Before the lab coats and chef hats, there were kitchen alchemists tied to the Mughal era, who were layering biryani in huge pots. They knew what the dish needed – meat needed fire, rice needed moisture, and sealing them in the pot provided both. There was zero need for thermometers; they used structures to cook in stages – bottom-up, pressure-sealed, steam-powered.
Making biryani is not your quick 30-minute dinner recipe, where you dump everything in a pot, toss it around, and hope for the best. But strangely, the fact that this wildly popular, multi-layered, and complexly flavoured dish is a one-pot meal is as crazy as the Instagram algorithm, when you think about it. It takes a lot of labour and a precarious balance of getting the spices, cooking time, and temperature right. So, what goes into the making of this delicacy?
If you don’t understand the ingredients – the spices, rice, and meat – from their taste, smell, and how they behave in certain conditions, such as in tempering, steaming, or baking, it will be hard to work with them. The ingredients mostly react to heat, pressure, and water; without this knowledge, it will be hard to coax out their flavours. For instance, boiling the onions instead of caramelising them or tossing everything into the biryani pot instead of layering the ingredients before cooking, will ruin the entire batch.
The bottom layer (often meat plus gravy or partial rice) is directly exposed to heat, but is buffered by the next rice layer. The rice acts as a buffer, preventing the meat from burning while it cooks. The heat also moves upwards slowly, and this process ensures that each layer cooks at its own rate rather than everything being overcooked or undercooked. Layering slows down the risks of burning and lets ‘dum’ (steam) do the cooking uniformly.
When you seal the pot (dum), steam is generated from the moisture in meat, marinade, rice, onions, and spices. That steam rises, diffuses sideways, and penetrates adjacent layers. Because layers are discrete, you get micro‑currents of steam per layer, carrying volatile aromatics (essential oils, vaporised saffron, rose water) through the whole pot. Without the layers, steam would more easily escape or pool in one zone, causing dry patches.
Layering lets you build flavour gradients – not just mixing everything equally.

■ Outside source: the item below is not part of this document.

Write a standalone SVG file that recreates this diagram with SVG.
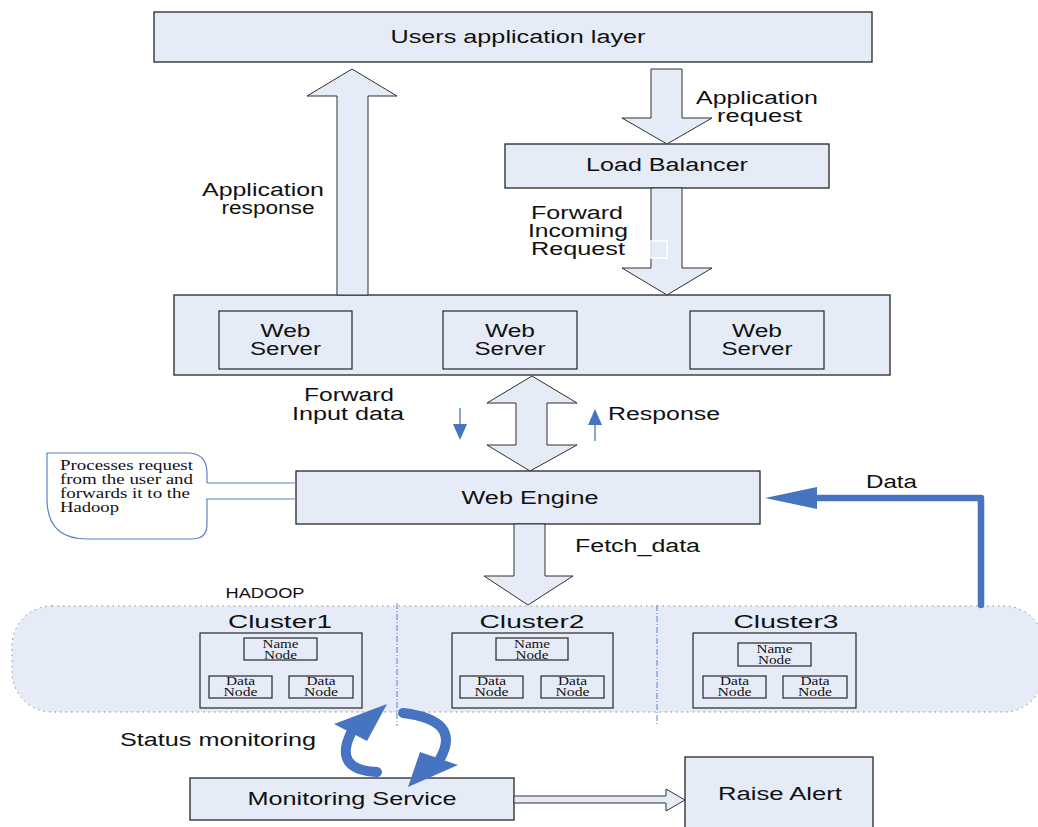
<svg xmlns="http://www.w3.org/2000/svg" width="1038" height="827" viewBox="0 0 1038 827">
  <style>
    .box { fill: #e6ecf7; stroke: #262626; stroke-width: 1.3; }
    .inner { fill: #e6ecf7; stroke: #262626; stroke-width: 1.2; }
    .fat { fill: #e6ecf7; stroke: #303030; stroke-width: 1; stroke-linejoin: miter; }
    .t { font-family: "Liberation Sans", Arial, sans-serif; font-size: 18px; fill: #111; text-anchor: middle; }
    .s { font-family: "Liberation Serif", "Times New Roman", serif; fill: #111; }
    .nn { font-size: 11.5px; text-anchor: middle; }
    .blue { fill: #4674c1; }
    .bl { stroke: #4674c1; fill: none; }
    .div { stroke: #5b84c4; stroke-width: 1; stroke-dasharray: 6 2 1 2; }
  </style>

  <!-- Hadoop container (drawn first, behind clusters) -->
  <g id="hadoop">
    <rect x="12" y="606" width="1032" height="106" rx="40" ry="40" fill="#e6ecf7" stroke="#8a8a8a" stroke-width="1" stroke-dasharray="1.5 4"/>
    <text class="t" x="265" y="598" style="font-size:14px" textLength="79" lengthAdjust="spacingAndGlyphs">HADOOP</text>
    <line class="div" x1="397" y1="603" x2="397" y2="726"/>
    <line class="div" x1="657" y1="605" x2="657" y2="726"/>
  </g>

  <g id="cluster1">
    <text class="t" x="280" y="628" textLength="104" lengthAdjust="spacingAndGlyphs">Cluster1</text>
    <rect class="inner" x="200" y="633" width="162" height="75"/>
    <rect class="inner" x="244" y="638" width="73" height="22"/>
    <text class="s nn"><tspan x="280.5" y="648" textLength="36" lengthAdjust="spacingAndGlyphs">Name</tspan><tspan x="280.5" y="659" textLength="33" lengthAdjust="spacingAndGlyphs">Node</tspan></text>
    <rect class="inner" x="209" y="676" width="63" height="22"/>
    <text class="s nn"><tspan x="240.5" y="685" textLength="29" lengthAdjust="spacingAndGlyphs">Data</tspan><tspan x="240.5" y="696" textLength="34" lengthAdjust="spacingAndGlyphs">Node</tspan></text>
    <rect class="inner" x="289" y="676" width="64" height="22"/>
    <text class="s nn"><tspan x="321" y="685" textLength="29" lengthAdjust="spacingAndGlyphs">Data</tspan><tspan x="321" y="696" textLength="34" lengthAdjust="spacingAndGlyphs">Node</tspan></text>
  </g>

  <g id="cluster2">
    <text class="t" x="532" y="628" textLength="105" lengthAdjust="spacingAndGlyphs">Cluster2</text>
    <rect class="inner" x="452" y="633" width="161" height="75"/>
    <rect class="inner" x="496" y="638" width="72" height="22"/>
    <text class="s nn"><tspan x="532" y="648" textLength="36" lengthAdjust="spacingAndGlyphs">Name</tspan><tspan x="532" y="659" textLength="33" lengthAdjust="spacingAndGlyphs">Node</tspan></text>
    <rect class="inner" x="460" y="676" width="63" height="22"/>
    <text class="s nn"><tspan x="491.5" y="685" textLength="29" lengthAdjust="spacingAndGlyphs">Data</tspan><tspan x="491.5" y="696" textLength="34" lengthAdjust="spacingAndGlyphs">Node</tspan></text>
    <rect class="inner" x="541" y="676" width="63" height="22"/>
    <text class="s nn"><tspan x="572.5" y="685" textLength="29" lengthAdjust="spacingAndGlyphs">Data</tspan><tspan x="572.5" y="696" textLength="34" lengthAdjust="spacingAndGlyphs">Node</tspan></text>
  </g>

  <g id="cluster3">
    <text class="t" x="786" y="628" textLength="105" lengthAdjust="spacingAndGlyphs">Cluster3</text>
    <rect class="inner" x="693" y="633" width="163" height="75"/>
    <rect class="inner" x="738" y="643" width="73" height="23"/>
    <text class="s nn"><tspan x="774.5" y="653" textLength="36" lengthAdjust="spacingAndGlyphs">Name</tspan><tspan x="774.5" y="664" textLength="33" lengthAdjust="spacingAndGlyphs">Node</tspan></text>
    <rect class="inner" x="703" y="676" width="63" height="22"/>
    <text class="s nn"><tspan x="734.5" y="685" textLength="29" lengthAdjust="spacingAndGlyphs">Data</tspan><tspan x="734.5" y="696" textLength="34" lengthAdjust="spacingAndGlyphs">Node</tspan></text>
    <rect class="inner" x="783" y="676" width="64" height="22"/>
    <text class="s nn"><tspan x="815" y="685" textLength="29" lengthAdjust="spacingAndGlyphs">Data</tspan><tspan x="815" y="696" textLength="34" lengthAdjust="spacingAndGlyphs">Node</tspan></text>
  </g>

  <g id="users-layer">
    <rect class="box" x="154" y="12" width="718" height="50"/>
    <text class="t" x="518" y="43" textLength="255" lengthAdjust="spacingAndGlyphs">Users application layer</text>
  </g>

  <g id="load-balancer">
    <rect class="box" x="505" y="144" width="324" height="44"/>
    <text class="t" x="667" y="171" textLength="162" lengthAdjust="spacingAndGlyphs">Load Balancer</text>
  </g>

  <g id="web-servers">
    <rect class="box" x="174" y="295" width="716" height="80"/>
    <rect class="inner" x="219" y="311" width="133" height="58"/>
    <text class="t" x="285.5" y="337" textLength="50" lengthAdjust="spacingAndGlyphs">Web</text>
    <text class="t" x="285.5" y="355" textLength="71" lengthAdjust="spacingAndGlyphs">Server</text>
    <rect class="inner" x="443" y="311" width="134" height="58"/>
    <text class="t" x="510" y="337" textLength="50" lengthAdjust="spacingAndGlyphs">Web</text>
    <text class="t" x="510" y="355" textLength="71" lengthAdjust="spacingAndGlyphs">Server</text>
    <rect class="inner" x="690" y="311" width="134" height="58"/>
    <text class="t" x="757" y="337" textLength="50" lengthAdjust="spacingAndGlyphs">Web</text>
    <text class="t" x="757" y="355" textLength="71" lengthAdjust="spacingAndGlyphs">Server</text>
  </g>

  <g id="web-engine">
    <rect class="box" x="296" y="471" width="464" height="53"/>
    <text class="t" x="530" y="504" textLength="137" lengthAdjust="spacingAndGlyphs">Web Engine</text>
  </g>

  <g id="note">
    <path d="M207,483 L207,473 Q207,453 187,453 L47,453 L47,499 Q47,539 87,539 L192,539 Q207,539 207,524 L207,499 L296,499 M207,483 L296,483" fill="none" stroke="#5b84c4" stroke-width="1.2"/>
    <text class="s" x="60" y="470" font-size="14" textLength="133" lengthAdjust="spacingAndGlyphs">Processes request</text>
    <text class="s" x="60" y="484" font-size="14" textLength="133" lengthAdjust="spacingAndGlyphs">from the user and</text>
    <text class="s" x="60" y="498" font-size="14" textLength="130" lengthAdjust="spacingAndGlyphs">forwards it to the</text>
    <text class="s" x="60" y="512" font-size="14" textLength="59" lengthAdjust="spacingAndGlyphs">Hadoop</text>
  </g>

  <g id="monitoring-service">
    <rect class="box" x="190" y="778" width="324" height="42"/>
    <text class="t" x="352" y="805" textLength="209" lengthAdjust="spacingAndGlyphs">Monitoring Service</text>
  </g>

  <g id="raise-alert">
    <rect class="box" x="685" y="757" width="188" height="80"/>
    <text class="t" x="780" y="800" textLength="124" lengthAdjust="spacingAndGlyphs">Raise Alert</text>
  </g>

  <g id="connectors">
    <!-- application response (up) -->
    <polygon class="fat" points="352,69 397,96 368,96 368,295 337,295 337,96 307,96"/>
    <text class="t" x="263" y="196" textLength="122" lengthAdjust="spacingAndGlyphs">Application</text>
    <text class="t" x="268" y="214" textLength="93" lengthAdjust="spacingAndGlyphs">response</text>

    <!-- application request (down) -->
    <polygon class="fat" points="651,69 682,69 682,118 712,118 667,144 622,118 651,118"/>
    <text class="t" x="757" y="104" textLength="122" lengthAdjust="spacingAndGlyphs">Application</text>
    <text class="t" x="759.5" y="122" textLength="85" lengthAdjust="spacingAndGlyphs">request</text>

    <!-- forward incoming request -->
    <polygon class="fat" points="651,188 682,188 682,268 712,268 667,295 622,268 651,268"/>
    <rect x="651" y="241" width="16" height="17" fill="none" stroke="#ffffff" stroke-width="1.5"/>
    <text class="t" x="577" y="219" textLength="92" lengthAdjust="spacingAndGlyphs">Forward</text>
    <text class="t" x="578" y="237" textLength="100" lengthAdjust="spacingAndGlyphs">Incoming</text>
    <text class="t" x="578" y="255" textLength="94" lengthAdjust="spacingAndGlyphs">Request</text>

    <!-- web servers <-> web engine -->
    <polygon class="fat" points="532,376 577,403 547,403 547,445 577,445 530,471 487,445 516,445 516,403 487,403"/>
    <line class="bl" x1="460" y1="408" x2="460" y2="426" stroke-width="1.3"/>
    <polygon class="blue" points="453,424 467,424 460,440"/>
    <text class="t" x="349" y="401" textLength="90" lengthAdjust="spacingAndGlyphs">Forward</text>
    <text class="t" x="348" y="420" textLength="112" lengthAdjust="spacingAndGlyphs">Input data</text>
    <line class="bl" x1="595" y1="441" x2="595" y2="423" stroke-width="1.3"/>
    <polygon class="blue" points="588,425 602,425 595,409"/>
    <text class="t" x="664" y="420" textLength="112" lengthAdjust="spacingAndGlyphs">Response</text>

    <!-- fetch data -->
    <polygon class="fat" points="514,524 545,524 545,576 573,576 528,605 484,576 514,576"/>
    <text class="t" x="637.5" y="552" textLength="125" lengthAdjust="spacingAndGlyphs">Fetch_data</text>

    <!-- data back to web engine -->
    <path class="bl" d="M981,605 V498 H812" stroke-width="6.5" stroke-linecap="round" stroke-linejoin="round"/>
    <polygon class="blue" points="765,498 817,487 817,509"/>
    <text class="t" x="891.5" y="488" textLength="51" lengthAdjust="spacingAndGlyphs">Data</text>

    <!-- status monitoring loop -->
    <path class="bl" d="M377,772 Q333,770 351,733" stroke-width="10" stroke-linecap="round"/>
    <polygon class="blue" points="387,704 334,724 367,741"/>
    <path class="bl" d="M403,713 Q462,720 440,759" stroke-width="10" stroke-linecap="round"/>
    <polygon class="blue" points="408,787 420,752 458,765"/>
    <text class="t" x="218" y="746" textLength="196" lengthAdjust="spacingAndGlyphs">Status monitoring</text>

    <!-- monitoring to alert -->
    <polygon points="514,796 666,796 666,789 685,800 666,811 666,803 514,803" fill="#e6ecf7" stroke="#303030" stroke-width="1"/>
  </g>
</svg>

For instance, you might drizzle saffron milk or ghee, especially in upper layers, so the top grains absorb more floral or buttery notes. Fried onions and mint between layers add bursts of crunchy, aromatic pockets in the vertical profile. Spices can be ‘reintroduced’ at multiple layers (ground, whole) so that each layer tastes slightly different. So even though when you eventually serve and mix, the cooking process ensures a layered flavour ‘memory’.

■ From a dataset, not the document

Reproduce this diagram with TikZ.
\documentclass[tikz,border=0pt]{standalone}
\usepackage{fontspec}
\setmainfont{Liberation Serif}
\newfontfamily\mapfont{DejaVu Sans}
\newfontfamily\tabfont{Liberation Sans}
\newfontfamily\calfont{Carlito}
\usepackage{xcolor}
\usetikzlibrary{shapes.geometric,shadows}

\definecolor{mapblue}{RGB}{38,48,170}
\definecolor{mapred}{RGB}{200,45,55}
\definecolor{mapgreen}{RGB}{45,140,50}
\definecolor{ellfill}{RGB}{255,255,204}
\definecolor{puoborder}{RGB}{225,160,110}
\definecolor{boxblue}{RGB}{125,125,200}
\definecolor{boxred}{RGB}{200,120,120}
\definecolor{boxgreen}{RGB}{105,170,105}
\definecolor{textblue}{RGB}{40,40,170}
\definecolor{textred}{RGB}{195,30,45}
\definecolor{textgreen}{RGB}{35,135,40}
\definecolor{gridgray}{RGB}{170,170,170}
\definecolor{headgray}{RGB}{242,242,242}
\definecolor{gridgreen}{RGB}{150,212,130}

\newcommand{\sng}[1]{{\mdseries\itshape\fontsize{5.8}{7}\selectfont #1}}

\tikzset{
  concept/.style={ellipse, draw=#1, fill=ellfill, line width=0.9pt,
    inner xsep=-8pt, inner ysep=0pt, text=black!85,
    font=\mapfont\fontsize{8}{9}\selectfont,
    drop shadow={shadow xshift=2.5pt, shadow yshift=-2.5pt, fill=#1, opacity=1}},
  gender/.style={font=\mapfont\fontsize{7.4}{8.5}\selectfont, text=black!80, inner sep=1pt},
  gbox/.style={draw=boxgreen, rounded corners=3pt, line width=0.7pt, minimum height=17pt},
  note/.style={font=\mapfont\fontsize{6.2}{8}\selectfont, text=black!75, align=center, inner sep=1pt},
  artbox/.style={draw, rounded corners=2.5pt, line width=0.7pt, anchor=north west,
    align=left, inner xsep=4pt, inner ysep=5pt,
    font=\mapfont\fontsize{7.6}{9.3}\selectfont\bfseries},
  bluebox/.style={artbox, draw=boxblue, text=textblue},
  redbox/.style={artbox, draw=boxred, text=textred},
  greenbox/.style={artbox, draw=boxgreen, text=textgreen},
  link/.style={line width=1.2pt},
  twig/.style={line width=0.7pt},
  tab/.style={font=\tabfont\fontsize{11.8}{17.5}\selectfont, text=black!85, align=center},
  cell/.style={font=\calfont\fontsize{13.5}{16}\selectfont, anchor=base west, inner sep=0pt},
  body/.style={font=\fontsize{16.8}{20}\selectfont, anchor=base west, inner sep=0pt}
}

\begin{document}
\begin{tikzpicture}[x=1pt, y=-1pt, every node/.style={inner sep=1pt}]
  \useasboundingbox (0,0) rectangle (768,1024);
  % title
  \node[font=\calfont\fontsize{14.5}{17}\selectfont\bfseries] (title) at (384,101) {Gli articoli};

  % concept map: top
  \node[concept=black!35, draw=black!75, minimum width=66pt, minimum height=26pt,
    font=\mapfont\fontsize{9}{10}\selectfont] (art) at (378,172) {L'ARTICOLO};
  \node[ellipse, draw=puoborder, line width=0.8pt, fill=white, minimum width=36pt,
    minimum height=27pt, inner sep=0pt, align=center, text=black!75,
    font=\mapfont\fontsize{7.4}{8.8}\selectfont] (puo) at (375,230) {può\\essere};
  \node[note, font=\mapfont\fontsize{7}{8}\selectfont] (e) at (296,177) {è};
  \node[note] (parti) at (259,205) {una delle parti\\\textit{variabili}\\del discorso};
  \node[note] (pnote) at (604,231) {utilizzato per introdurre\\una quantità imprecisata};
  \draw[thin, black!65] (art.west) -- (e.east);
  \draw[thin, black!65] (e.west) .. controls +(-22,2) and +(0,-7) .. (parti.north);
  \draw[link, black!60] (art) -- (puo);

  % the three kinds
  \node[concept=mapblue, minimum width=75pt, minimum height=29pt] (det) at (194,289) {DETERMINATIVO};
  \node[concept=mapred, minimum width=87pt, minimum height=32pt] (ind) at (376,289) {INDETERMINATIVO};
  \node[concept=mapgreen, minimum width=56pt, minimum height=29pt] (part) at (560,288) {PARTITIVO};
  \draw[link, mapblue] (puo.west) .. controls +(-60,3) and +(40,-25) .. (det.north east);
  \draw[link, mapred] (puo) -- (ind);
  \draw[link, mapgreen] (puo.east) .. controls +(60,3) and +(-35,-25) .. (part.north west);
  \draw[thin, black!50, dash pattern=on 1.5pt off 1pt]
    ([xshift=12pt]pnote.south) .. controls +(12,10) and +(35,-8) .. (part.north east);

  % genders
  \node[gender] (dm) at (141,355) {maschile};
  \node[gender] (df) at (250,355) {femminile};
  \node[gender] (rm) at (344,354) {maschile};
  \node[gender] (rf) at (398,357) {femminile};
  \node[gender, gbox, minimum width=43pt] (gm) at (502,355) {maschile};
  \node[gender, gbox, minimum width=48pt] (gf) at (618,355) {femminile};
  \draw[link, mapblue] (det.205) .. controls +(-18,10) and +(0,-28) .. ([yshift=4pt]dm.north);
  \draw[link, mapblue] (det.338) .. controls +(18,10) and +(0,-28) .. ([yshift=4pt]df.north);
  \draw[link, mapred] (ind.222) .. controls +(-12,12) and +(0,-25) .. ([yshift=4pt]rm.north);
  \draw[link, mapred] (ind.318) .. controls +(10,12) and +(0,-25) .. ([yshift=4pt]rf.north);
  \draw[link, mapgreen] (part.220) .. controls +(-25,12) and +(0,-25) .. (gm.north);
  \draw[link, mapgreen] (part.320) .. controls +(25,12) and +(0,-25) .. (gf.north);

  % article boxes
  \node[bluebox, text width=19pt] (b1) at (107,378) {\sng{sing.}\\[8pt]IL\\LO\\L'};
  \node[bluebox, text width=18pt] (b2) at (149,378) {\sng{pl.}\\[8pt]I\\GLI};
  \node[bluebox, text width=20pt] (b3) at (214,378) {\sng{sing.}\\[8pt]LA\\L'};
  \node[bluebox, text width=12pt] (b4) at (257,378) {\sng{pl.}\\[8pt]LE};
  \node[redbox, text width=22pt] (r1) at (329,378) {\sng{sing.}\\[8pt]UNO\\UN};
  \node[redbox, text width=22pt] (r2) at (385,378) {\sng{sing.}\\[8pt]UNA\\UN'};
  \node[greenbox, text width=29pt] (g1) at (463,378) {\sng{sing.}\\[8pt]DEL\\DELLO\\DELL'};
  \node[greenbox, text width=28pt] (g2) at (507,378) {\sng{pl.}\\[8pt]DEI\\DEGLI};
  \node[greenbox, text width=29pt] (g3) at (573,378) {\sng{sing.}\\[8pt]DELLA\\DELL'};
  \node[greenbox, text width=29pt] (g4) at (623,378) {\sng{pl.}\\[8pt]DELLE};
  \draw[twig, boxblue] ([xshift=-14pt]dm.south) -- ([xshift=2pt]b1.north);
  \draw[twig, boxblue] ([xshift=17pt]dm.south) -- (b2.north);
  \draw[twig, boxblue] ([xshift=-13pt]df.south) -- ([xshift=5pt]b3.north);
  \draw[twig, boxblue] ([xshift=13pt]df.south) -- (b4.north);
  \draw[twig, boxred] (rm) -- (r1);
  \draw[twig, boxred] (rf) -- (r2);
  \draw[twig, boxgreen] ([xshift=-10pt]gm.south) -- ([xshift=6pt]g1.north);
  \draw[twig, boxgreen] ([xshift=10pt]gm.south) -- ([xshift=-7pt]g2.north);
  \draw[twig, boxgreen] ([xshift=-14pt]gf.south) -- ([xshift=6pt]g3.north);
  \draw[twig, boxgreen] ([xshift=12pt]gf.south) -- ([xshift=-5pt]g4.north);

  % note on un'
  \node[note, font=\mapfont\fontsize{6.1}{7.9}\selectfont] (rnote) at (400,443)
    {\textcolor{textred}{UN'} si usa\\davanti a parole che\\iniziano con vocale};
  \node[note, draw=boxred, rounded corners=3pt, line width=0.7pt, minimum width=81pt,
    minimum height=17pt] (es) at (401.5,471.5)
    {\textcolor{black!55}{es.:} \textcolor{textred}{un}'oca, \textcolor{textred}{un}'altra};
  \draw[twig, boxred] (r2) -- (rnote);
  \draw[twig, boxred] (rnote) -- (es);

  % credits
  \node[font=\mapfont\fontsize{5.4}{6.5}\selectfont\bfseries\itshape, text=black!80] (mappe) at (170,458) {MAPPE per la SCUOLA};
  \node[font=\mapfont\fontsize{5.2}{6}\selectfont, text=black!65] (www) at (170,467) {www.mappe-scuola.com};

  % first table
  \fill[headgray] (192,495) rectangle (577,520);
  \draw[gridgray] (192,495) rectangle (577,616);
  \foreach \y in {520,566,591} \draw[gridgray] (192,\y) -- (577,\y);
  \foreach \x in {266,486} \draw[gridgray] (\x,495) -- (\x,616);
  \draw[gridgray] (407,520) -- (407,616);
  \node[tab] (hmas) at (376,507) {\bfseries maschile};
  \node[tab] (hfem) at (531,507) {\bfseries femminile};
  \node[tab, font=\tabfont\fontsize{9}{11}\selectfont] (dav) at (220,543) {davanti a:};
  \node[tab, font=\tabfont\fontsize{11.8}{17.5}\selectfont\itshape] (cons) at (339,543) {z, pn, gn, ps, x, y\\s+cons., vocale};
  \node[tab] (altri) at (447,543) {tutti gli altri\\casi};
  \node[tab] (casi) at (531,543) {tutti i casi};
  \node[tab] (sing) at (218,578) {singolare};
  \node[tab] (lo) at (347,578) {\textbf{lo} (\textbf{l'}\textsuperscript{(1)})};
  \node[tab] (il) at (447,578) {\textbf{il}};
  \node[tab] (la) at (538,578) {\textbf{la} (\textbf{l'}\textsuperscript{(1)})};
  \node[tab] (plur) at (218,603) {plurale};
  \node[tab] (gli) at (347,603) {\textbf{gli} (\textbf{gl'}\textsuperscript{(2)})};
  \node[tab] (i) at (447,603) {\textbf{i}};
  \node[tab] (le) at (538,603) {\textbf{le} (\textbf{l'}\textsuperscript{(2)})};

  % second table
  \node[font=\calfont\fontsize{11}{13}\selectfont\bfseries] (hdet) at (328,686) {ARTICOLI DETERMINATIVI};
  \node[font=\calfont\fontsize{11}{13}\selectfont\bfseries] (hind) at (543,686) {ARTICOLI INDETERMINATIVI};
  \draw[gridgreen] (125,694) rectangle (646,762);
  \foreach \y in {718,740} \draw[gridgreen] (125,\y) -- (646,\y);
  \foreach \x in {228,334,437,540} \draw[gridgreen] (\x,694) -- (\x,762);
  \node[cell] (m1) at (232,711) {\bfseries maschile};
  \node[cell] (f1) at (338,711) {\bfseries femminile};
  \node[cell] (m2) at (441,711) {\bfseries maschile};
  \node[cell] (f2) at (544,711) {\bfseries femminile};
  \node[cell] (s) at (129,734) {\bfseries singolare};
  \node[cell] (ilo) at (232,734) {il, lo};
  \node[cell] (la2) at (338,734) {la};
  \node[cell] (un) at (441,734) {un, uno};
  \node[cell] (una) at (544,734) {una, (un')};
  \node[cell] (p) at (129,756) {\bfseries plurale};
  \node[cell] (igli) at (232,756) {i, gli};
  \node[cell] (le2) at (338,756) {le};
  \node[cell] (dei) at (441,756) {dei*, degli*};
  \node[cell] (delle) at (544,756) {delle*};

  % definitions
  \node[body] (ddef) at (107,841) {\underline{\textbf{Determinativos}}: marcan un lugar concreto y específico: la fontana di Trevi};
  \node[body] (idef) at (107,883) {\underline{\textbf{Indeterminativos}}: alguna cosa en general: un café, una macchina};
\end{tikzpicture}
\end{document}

A moderate layer of rice first (to shield meat from direct flame).
Meat (or veg) in gravy with some fat, because fats help distribute heat more evenly and improve heat conductivity.
Mind the thickness – too thick a meat or gravy layer, and the upper rice won’t cook properly from steam alone.
Rice should be par‑cooked (70-80 %) so that in this steam zone it finishes exactly, not overcooks.
Each rice layer often gets a light splash of stock, ghee, and saffron milk to keep moisture and help steam migration.
Herbs, fried onions, and spices inserted here create micro-flavour pockets that the steam can carry laterally into rice.
The topmost rice layer is often dryish in structure, so it can receive direct aroma boosters. Lucknowi biryani does this well with its kewra water, saffron milk, and ghee:
Drizzle saffron milk or diluted spice oil.
Scatter fried onions, mint or coriander leaves, maybe rose water.
This layer captures the vapour – so the rice up top becomes aromatic, lightly colored, and acts as a buffer to trap steam for the lower layers.
If the pot isn’t sealed tightly, steam escapes and your biryani dries out. A tight seal (dough, foil, foil plus towel) turns your pot into a weak pressure cooker: steam builds up, forcing vapours into every nook of the dish. You want enough heat to generate steam, but not so much to burn the bottom. Using a heavy-bottomed pot, sometimes placing a tawa beneath, helps spread out the heat and buffer direct flame. After ‘dum’ (say 20-30 minutes), it helps to leave the biryani covered off the flame for another 10-15 minutes.
Making biryani is understanding how heat, moisture, and flavour move through layers of rice and meat. The way you stack them controls everything – how the meat cooks, how the rice finishes, and how juices travel. When you get this right, layering becomes less guesswork and more a reliable recipe for perfect biryani every time. It’s science and art, working together to create magic in your pot.